Home iCloud, Not the New iPad, is Apple’s Real Key to the Post-PC Revolution

iCloud, Not the New iPad, is Apple’s Real Key to the Post-PC Revolution

Apple’s new iPad goes on sale today. People – already lined up around the world – will likely buy more than a million of them this weekend, and tens of millions this year. And there will be much talk about Apple’s “post-PC” revolution.

But the real key to Apple’s post-PC dreams – slipping past Windows and becoming the dominant consumer electronics platform for the decades ahead – isn’t this new iPad, or any single gadget.

It’s actually iCloud, Apple’s cloud service and storage platform, which doesn’t get the respect and attention it deserves.

Why iCloud?

Because the iPad, without it, isn’t really that much different than the PCs it’s trying to replace. Sure, the iPad is cheaper, prettier, more portable, and touch-controlled. And it runs a less sophisticated operating system than a PC or Mac. But at its essence, it’s a client terminal, the way a Windows PC or Mac is.

What makes the iPad, iPhone, iPod, Apple TV, and gradually, even the Mac, “post-PC” devices, is the idea that they’re all tied together behind the scenes: Your work, your entertainment, your apps, everything. It’s not that they just replace a PC in your home. It’s that they go beyond what a PC ever offered.

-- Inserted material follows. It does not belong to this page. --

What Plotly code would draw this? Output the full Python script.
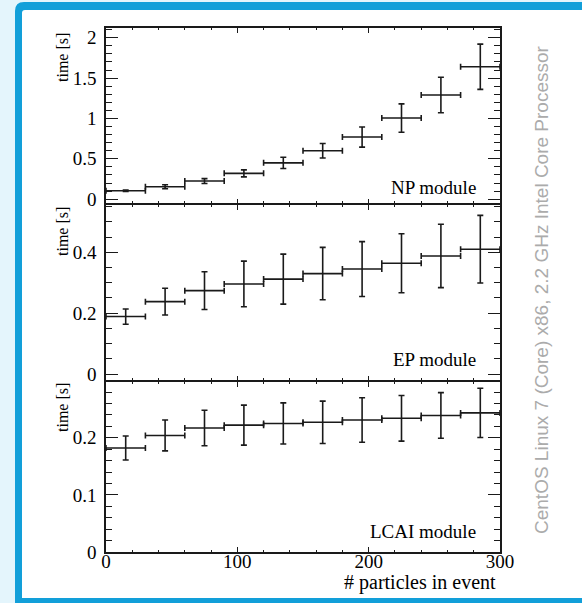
import plotly.graph_objects as go

# ---------------- data ----------------
bin_centers = [15, 45, 75, 105, 135, 165, 195, 225, 255, 285]
bin_half_width = [15, 15, 15, 15, 15, 15, 15, 15, 15, 15]

np_time = [0.105, 0.155, 0.225, 0.32, 0.45, 0.60, 0.77, 1.005, 1.29, 1.64]
np_err = [0.008, 0.025, 0.03, 0.043, 0.07, 0.09, 0.125, 0.175, 0.22, 0.28]

ep_time = [0.189, 0.238, 0.274, 0.296, 0.312, 0.330, 0.345, 0.364, 0.388, 0.410]
ep_err = [0.025, 0.044, 0.062, 0.075, 0.082, 0.086, 0.090, 0.097, 0.104, 0.111]

lcai_time = [0.182, 0.204, 0.217, 0.222, 0.225, 0.227, 0.231, 0.234, 0.239, 0.2435]
lcai_err = [0.021, 0.027, 0.031, 0.035, 0.036, 0.037, 0.039, 0.040, 0.040, 0.043]

module_names = ["NP module", "EP module", "LCAI module"]
x_tick_vals = [0, 100, 200, 300]
x_title = "# particles in event"
y_title = "time [s]"
side_text = "CentOS Linux 7 (Core) x86, 2.2 GHz Intel Core Processor"

# ---------------- layout helpers ----------------
W, H = 582, 603
def px(x):
    return x / W
def py(y):
    return 1 - y / H

SERIF = "Liberation Serif"
INK = "#1a1a1a"
FS = 19
LW = 1.5

fig = go.Figure()

series = [(np_time, np_err), (ep_time, ep_err), (lcai_time, lcai_err)]
for i, (vals, errs) in enumerate(series):
    suffix = "" if i == 0 else str(i + 1)
    fig.add_trace(go.Scatter(
        x=bin_centers, y=vals, mode="markers",
        marker=dict(size=1, color=INK),
        error_x=dict(type="data", array=bin_half_width, color=INK, thickness=1.6, width=3),
        error_y=dict(type="data", array=errs, color=INK, thickness=1.6, width=3),
        xaxis="x" + suffix, yaxis="y" + suffix, showlegend=False,
        cliponaxis=False,
    ))

x_dom = [px(106), px(500)]
h = LW / 2
panels = [  # (top px, bottom px, range, major dtick, minor dtick)
    (28, 204 - h, [-0.05, 2.12], 0.5, 0.1),
    (204 + h, 381 - h, [-0.02, 0.556], 0.2, 0.05),
    (381 + h, 552, [0.0, 0.298], 0.1, 0.02),
]

common_axis = dict(
    showline=True, linecolor=INK, linewidth=LW, mirror="ticks",
    ticks="inside", tickcolor=INK, tickwidth=1.4,
    showgrid=False, zeroline=False, automargin=False,
    tickfont=dict(family=SERIF, size=FS, color="black"),
)

layout_axes = {}
for i, (top, bot, yr, dmaj, dmin) in enumerate(panels):
    suffix = "" if i == 0 else str(i + 1)
    layout_axes["yaxis" + suffix] = dict(
        common_axis, domain=[py(bot), py(top)], range=yr,
        anchor="x" + suffix, tick0=0, dtick=dmaj, ticklen=12,
        minor=dict(ticks="inside", ticklen=6, dtick=dmin, tick0=0,
                   tickcolor=INK, tickwidth=1.4, showgrid=False),
        ticklabelstandoff=4,
    )
    layout_axes["xaxis" + suffix] = dict(
        common_axis, domain=x_dom, range=[0, 300],
        anchor="y" + suffix, tickvals=x_tick_vals, ticklen=5,
        showticklabels=(i == 2), ticklabelstandoff=-9,
        minor=dict(ticks="inside", ticklen=2.5, dtick=20, tick0=0,
                   tickcolor=INK, tickwidth=1.4, showgrid=False),
    )
    if i > 0:
        layout_axes["xaxis" + suffix]["matches"] = "x"

annotations = []
label_y = [187, 359, 531]
title_y = [58, 232, 408]
for i in range(3):
    annotations.append(dict(
        text=module_names[i], xref="paper", yref="paper",
        x=px(478), y=py(label_y[i]), xanchor="right", yanchor="middle",
        showarrow=False, font=dict(family=SERIF, size=FS, color="black")))
    annotations.append(dict(
        text=y_title, xref="paper", yref="paper",
        x=px(62), y=py(title_y[i]), xanchor="center", yanchor="middle",
        textangle=-90, showarrow=False,
        font=dict(family=SERIF, size=16, color="black")))

annotations.append(dict(
    text=x_title, xref="paper", yref="paper",
    x=px(498), y=py(582), xanchor="right", yanchor="middle",
    showarrow=False, font=dict(family=SERIF, size=20, color="black")))
annotations.append(dict(
    text=side_text, xref="paper", yref="paper",
    x=px(541), y=py(290), xanchor="center", yanchor="middle",
    textangle=-90, showarrow=False,
    font=dict(family="Liberation Sans", size=19, color="#ababab")))

# frame: blue rounded border + white interior
r = 9
ox0, oy0, ox1, oy1 = 15, 2, 620, 640
outer = (f"M {px(ox0)},{py(oy0 + r)} Q {px(ox0)},{py(oy0)} {px(ox0 + r)},{py(oy0)} "
         f"L {px(ox1)},{py(oy0)} L {px(ox1)},{py(oy1)} L {px(ox0)},{py(oy1)} Z")
ri = 3
ix0, iy0, ix1, iy1 = 22, 10, 620, 598
inner = (f"M {px(ix0)},{py(iy0 + ri)} Q {px(ix0)},{py(iy0)} {px(ix0 + ri)},{py(iy0)} "
         f"L {px(ix1)},{py(iy0)} L {px(ix1)},{py(iy1)} L {px(ix0)},{py(iy1)} Z")
shapes = [
    dict(type="path", path=outer, xref="paper", yref="paper",
         fillcolor="#129fd9", line=dict(width=0), layer="below"),
    dict(type="path", path=inner, xref="paper", yref="paper",
         fillcolor="white", line=dict(width=0), layer="below"),
]

fig.update_layout(
    width=W, height=H,
    margin=dict(l=0, r=0, t=0, b=0, pad=0, autoexpand=False),
    paper_bgcolor="#e4f5fc", plot_bgcolor="rgba(0,0,0,0)",
    annotations=annotations, shapes=shapes,
    **layout_axes,
)

fig.write_html("out.html")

That’s where iCloud comes into play.

Today, iCloud mostly just seems like Apple’s proprietary storage and synchronization service. That’s an important start, just as iTunes sync was a critical (and proprietary) Apple tool that helped make the iPod so successful. But it’s also just the beginning. Just as Apple adds new features to its iPads and iPhones, iOS and Mac OS each year, expect new iCloud features as well, designed to gradually move more of your computing life off of individual devices and into the cloud.

The practical benefits? Using multiple devices for the same project. Borrowing friends’ devices for a little work or entertainment. Activating new gadgets and making them “yours” quickly. Sharing iPads. Reducing the required computing and storage resources (and price) of future hardware. And much more that we can’t even dream of.

What does this mean for Apple’s competition? A few takeaways:

If Apple’s campaign is successful – and it’s on the right track – just offering hardware devices to compete with the iPad, iPhone, and Apple TV won’t be enough.

Rivals will not only need competitive hardware, pricing, and app stores, but the cloud-based glue that iCloud presents. And this is not going to be easy, especially for companies whose strength is hardware and not software or cloud services, such as Samsung, Nokia, HTC, etc. (Amazon may actually do okay here, though its interface designs aren’t often pretty. See: Amazon MP3 “cloud locker.”)

In theory, this could be a positive trend for Google, as Google has been focused on cloud-based services forever (Gmail, Google Docs, etc.) and doesn’t have legacy PC baggage. But Google faces an uphill battle of offering its cloud services to a host of hardware partners that have to shoehorn them into hardware designed by different people than the software. It may work, but it’s probably never going to be as elegant as if one company were to make it all. Perhaps that’s why Google is buying Motorola – if it’s smart, it will actually try hard to make great, integrated devices there. It could end up being the best competition for Apple in the long run, or maybe not.

Microsoft will need an iCloud answer, too, for Windows 8 devices. Adding complexity there is that Microsoft plans two different user interfaces for Windows 8: The simple, “Metro” UI that you’ve seen on Windows phones and the new Xbox interface, and the old-style Windows look.

But if the cloud/sync service is designed the right way, that won’t make a difference. Just as iCloud needs to be able to connect iPhones to Macs to TVs, Microsoft’s service might as well be able to connect a Windows workstation to a fancy watch. This old-vs.-new hurdle actually makes a sync service like iCloud even more potentially useful, if it can bring the two Windows together in a clever and useful way. (Then there is the separate issue of whether consumer Microsoft customers and “enterprise” customers should use the same or different cloud services.)

Lastly, this could improve the fortunes for Dropbox, the leading cloud storage and sync startup. What Dropbox does is different than what iCloud does, but it offers a wonderful service, well-known brand, and a good reputation. Imagine Dropbox as a core feature of Android or Windows, expanded to include more services. It could happen. (Or, Dropbox could forge ahead and maybe even become one of the big platform companies over time. Who knows.) Also: Box, the other big cloud storage startup.

So, enjoy your new iPad this weekend. Drool over a potential Apple television set if you must. But the real thing to watch is iCloud. It will play a big role in Apple’s ultimate success or failure in the post-PC era.